Honorable Cliff Yelle
State Auditor
Legislative Building
Olympia, Washington                                                                                                              Cite as:  AGO 51-53 No. 493

 Attention:  !ttMr. A. E. Hankins,  Chief Examiner

 Dear Sir:

             Receipt of your letter of February 25, 1953, is hereby acknowledged.  You have requested our views upon the legality of a proposal whereby a city of the third class compensates its volunteer firemen upon the basis of a merit or point system.

             We conclude that such a system of compensating firemen is valid.


             The city has both a paid fire department and a volunteer section.  Under the fire department budget a specified sum is budgeted for volunteer fire calls.  At the end of the budget period, any unexpended sum in this item is paid to the firemen on the basis of a point system.  The points are credited to the individual fireman on the basis of the time he has applied during the year with some additional allowance for acting as an officer.  For example, for each fire, five points are allowed; for each meeting, ten points; for each first aid call, seven points; etc.

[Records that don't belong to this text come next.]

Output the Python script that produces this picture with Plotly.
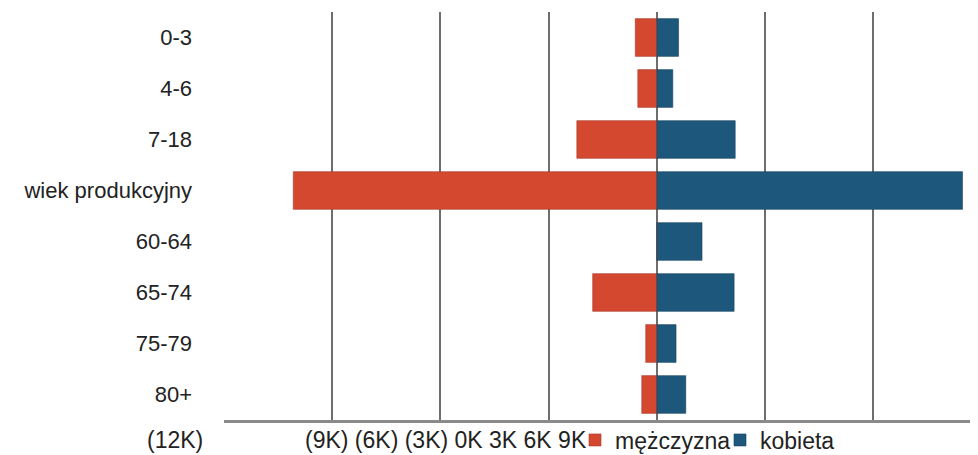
import plotly.graph_objects as go

categories = ["0-3", "4-6", "7-18", "wiek produkcyjny", "60-64", "65-74", "75-79", "80+"]
male = [600, 530, 2220, 10080, 0, 1780, 310, 420]
female = [600, 440, 2170, 8470, 1250, 2140, 530, 800]
tick_values = [-12000, -9000, -6000, -3000, 0, 3000, 6000, 9000]
tick_labels = ["(12K)", "(9K)", "(6K)", "(3K)", "0K", "3K", "6K", "9K"]
series_names = ["mężczyzna", "kobieta"]

RED = "#d3482f"
BLUE = "#1d587c"
FONT = "Liberation Sans, Arial, sans-serif"

fig = go.Figure()
fig.add_trace(go.Bar(
    y=categories, x=[-v for v in male], orientation="h", name=series_names[0],
    marker=dict(color=RED, line=dict(color="#a8392a", width=0.6)),
    customdata=male, hovertemplate="%{y}: %{customdata}<extra></extra>",
))
fig.add_trace(go.Bar(
    y=categories, x=female, orientation="h", name=series_names[1],
    marker=dict(color=BLUE, line=dict(color="#164560", width=0.6)),
    hovertemplate="%{y}: %{x}<extra></extra>",
))

# the page body has an 8px margin, so the figure is 8px smaller and offset
PLOT_W = 754
PLOT_H = 408
fig.update_layout(
    width=970, height=447,
    margin=dict(l=216, r=0, t=4, b=35, autoexpand=False),
    barmode="relative",
    bargap=0.26,
    plot_bgcolor="white", paper_bgcolor="white",
    font=dict(family=FONT, size=22, color="#222222"),
    showlegend=True,
    legend=dict(
        orientation="h", x=(575 - 224) / PLOT_W, xanchor="left",
        y=-20 / PLOT_H, yanchor="middle",
        font=dict(size=23, color="#222222"),
        itemwidth=30, tracegroupgap=0, bgcolor="rgba(0,0,0,0)",
        entrywidth=100, entrywidthmode="pixels",
    ),
)
fig.update_xaxes(
    range=[-12000, 8900], tickvals=tick_values, showticklabels=False,
    showgrid=True, gridcolor="#6e6e6e", gridwidth=2,
    zeroline=True, zerolinecolor="#6e6e6e", zerolinewidth=2,
    showline=True, linecolor="#8a8a8a", linewidth=3, ticks="",
    fixedrange=True,
)
fig.update_yaxes(
    autorange="reversed", showgrid=False, zeroline=False, showline=False,
    ticks="", ticklabelstandoff=31, fixedrange=True,
)

# tick labels row as drawn in the reference
fig.add_annotation(
    xref="paper", yref="paper", x=0, y=0, xshift=-19, yshift=-20,
    xanchor="right", yanchor="middle", showarrow=False,
    text=tick_labels[0], font=dict(size=23, family=FONT, color="#222222"),
)
fig.add_annotation(
    xref="paper", yref="paper", x=(303 - 224) / PLOT_W, y=0, yshift=-20,
    xanchor="left", yanchor="middle", showarrow=False,
    text=" ".join(tick_labels[1:]), font=dict(size=23, family=FONT, color="#222222"),
)

fig.write_html("out.html")
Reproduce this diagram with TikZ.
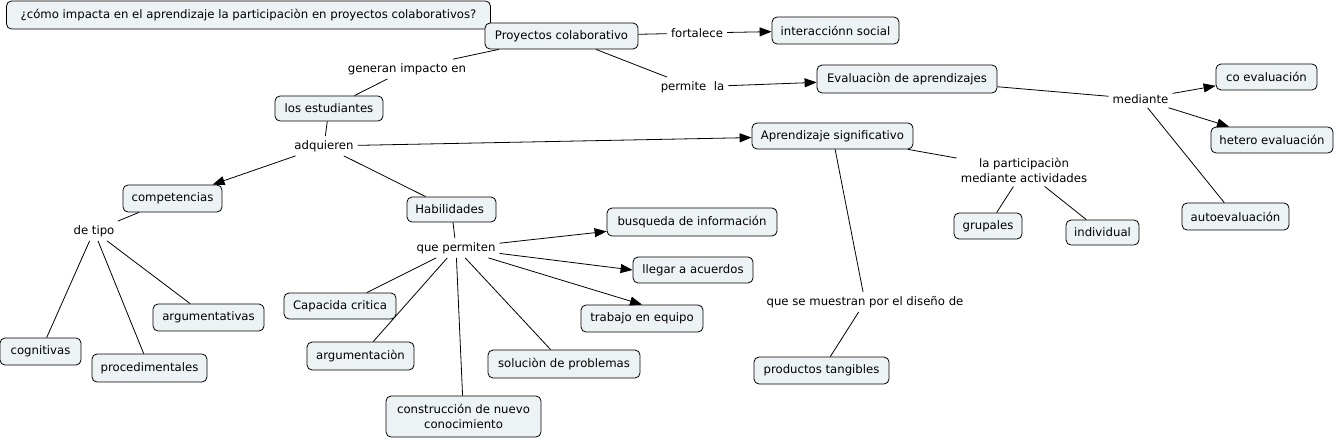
\documentclass[tikz,border=0pt]{standalone}
\usepackage{fontspec}
\setmainfont{DejaVu Sans}
\usetikzlibrary{arrows.meta}
\definecolor{boxfill}{HTML}{EDF3F5}
\begin{document}
\begin{tikzpicture}[x=1pt,y=-1pt,
  font=\fontsize{11.7}{15}\selectfont,
  cbox/.style={draw=black, line width=0.8pt, fill=boxfill, rounded corners=5pt, inner sep=0pt, align=center},
  lab/.style={inner sep=4pt, align=center},
  ln/.style={line width=0.8pt},
  arr/.style={line width=0.8pt, -{Triangle[length=12pt,width=9pt]}}
]
\useasboundingbox (0,0) rectangle (1337,439);

% concepts
\node[cbox,minimum width=484pt,minimum height=28pt] (q) at (248.5,15) {¿cómo impacta en el aprendizaje la participaciòn en proyectos colaborativos?};
\node[cbox,minimum width=153pt,minimum height=26pt] (proy) at (561.5,36) {Proyectos colaborativo};
\node[cbox,minimum width=127pt,minimum height=27pt] (inter) at (835.5,30.5) {interacciónn social};
\node[cbox,minimum width=180pt,minimum height=28pt] (eval) at (907,79) {Evaluaciòn de aprendizajes};
\node[cbox,minimum width=101pt,minimum height=26pt] (coev) at (1266.5,77) {co evaluación};
\node[cbox,minimum width=122pt,minimum height=26pt] (hetero) at (1272,140) {hetero evaluación};
\node[cbox,minimum width=107pt,minimum height=27pt] (auto) at (1235.5,216.5) {autoevaluación};
\node[cbox,minimum width=108pt,minimum height=25pt] (estud) at (329,108.5) {los estudiantes};
\node[cbox,minimum width=161pt,minimum height=26pt] (aprend) at (832.5,136) {Aprendizaje significativo};
\node[cbox,minimum width=68pt,minimum height=26pt] (grup) at (988,226) {grupales};
\node[cbox,minimum width=73pt,minimum height=25pt] (indiv) at (1102.5,232.5) {individual};
\node[cbox,minimum width=135pt,minimum height=27pt] (prod) at (821.5,370.5) {productos tangibles};
\node[cbox,minimum width=99pt,minimum height=27pt] (comp) at (172.5,198.5) {competencias};
\node[cbox,minimum width=81pt,minimum height=27pt] (cogn) at (40.5,351.5) {cognitivas};
\node[cbox,minimum width=115pt,minimum height=28pt] (proc) at (149.5,368) {procedimentales};
\node[cbox,minimum width=111pt,minimum height=27pt] (argv) at (208.5,317.5) {argumentativas};
\node[cbox,minimum width=89pt,minimum height=25pt] (habil) at (451.5,209.5) {Habilidades\ };
\node[cbox,minimum width=170pt,minimum height=28pt] (busq) at (692,222) {busqueda de información};
\node[cbox,minimum width=120pt,minimum height=26pt] (lleg) at (693,270) {llegar a acuerdos};
\node[cbox,minimum width=122pt,minimum height=27pt] (trab) at (642,318.5) {trabajo en equipo};
\node[cbox,minimum width=112pt,minimum height=26pt] (capac) at (340,306) {Capacida critica};
\node[cbox,minimum width=107pt,minimum height=28pt] (argum) at (360.5,356) {argumentaciòn};
\node[cbox,minimum width=152pt,minimum height=28pt] (soluc) at (564,364) {soluciòn de problemas};
\node[cbox,minimum width=155pt,minimum height=41pt] (constr) at (463.5,416.5) {construcción de nuevo\\conocimiento};

% linking phrases
\node[lab] (fort) at (697,33) {fortalece};
\node[lab] (perm) at (692.5,87) {permite\ \ la};
\node[lab] (gen) at (407,69) {generan impacto en};
\node[lab] (adq) at (324,146) {adquieren};
\node[lab] (med) at (1140.5,99) {mediante};
\node[lab] (part) at (1024,170) {la participaciòn\\mediante actividades};
\node[lab] (mues) at (865,302) {que se muestran por el diseño de};
\node[lab] (tipo) at (94,231) {de tipo};
\node[lab] (qperm) at (456,248) {que permiten};

% connectors
\draw[ln] (proy) -- (fort);
\draw[arr] (fort) -- (inter);
\draw[ln] (proy) -- (perm);
\draw[arr] (perm) -- (eval);
\draw[ln] (proy) -- (gen);
\draw[ln] (gen) -- (estud);
\draw[ln] (estud) -- (adq);
\draw[arr] (adq) -- (comp);
\draw[ln] (adq) -- (habil);
\draw[arr] (adq) -- (aprend);
\draw[ln] (eval) -- (med);
\draw[arr] (med) -- (coev);
\draw[arr] (med) -- (hetero);
\draw[ln] (med) -- (auto);
\draw[ln] (aprend) -- (part);
\draw[ln] (part) -- (grup);
\draw[ln] (part) -- (indiv);
\draw[ln] (aprend) -- (mues);
\draw[ln] (mues) -- (prod);
\draw[ln] (comp) -- (tipo);
\draw[ln] (tipo) -- (cogn);
\draw[ln] (tipo) -- (proc);
\draw[ln] (tipo) -- (argv);
\draw[ln] (habil) -- (qperm);
\draw[arr] (qperm) -- (busq);
\draw[arr] (qperm) -- (lleg.west);
\draw[arr] (qperm) -- (trab.north);
\draw[ln] (qperm) -- (capac);
\draw[ln] (qperm) -- (argum);
\draw[ln] (qperm) -- (constr);
\draw[ln] (qperm) -- (soluc);
\end{tikzpicture}
\end{document}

              [[Orig. Op. Page 2]]

            After the year is completed, the total amount of money left in the fund is divided by the aggregate sum of all points accumulated.  In this way the value of each point is determined.  Each fireman is then compensated in the amount of the total value of the points he has accumulated during the year.

             It is apparent that the proposal is nothing more than a system of compensating volunteer firemen for services rendered, contingent, however, upon the existence of an unexpended sum in the budget after all other expenses have been paid.  In other words, the city council appropriates a specific amount of money which the fire department may spend and makes compensation of volunteer firemen last in order of priority.

             In a letter of the attorney general to the city attorney of Cle Elum, dated March 26, 1940, it was held that the law governing general powers of third class cities (now RCW 35.24.290 subsection (5)) authorized, by implication, the compensation of volunteer firemen.  The only difference between that situation and this is that the compensation there proposed was based upon a specified amount per fire.

             In addition to the statute construed above, RCW 35.24.020 authorizes the appointment and compensation of other appointive officers as may be provided by ordinance.  We assume that the volunteer section of the fire department is provided for by ordinance.

           If it is within the power of a city to compensate volunteer firemen, the determination of the basis for such compensation must certainly be included as an incident to that same power.  The elements established by the ordinance as matters to be considered in determining the basis for compensation are properly designated as compensable duties.

             We believe that the proposed method of compensating volunteer firemen is valid.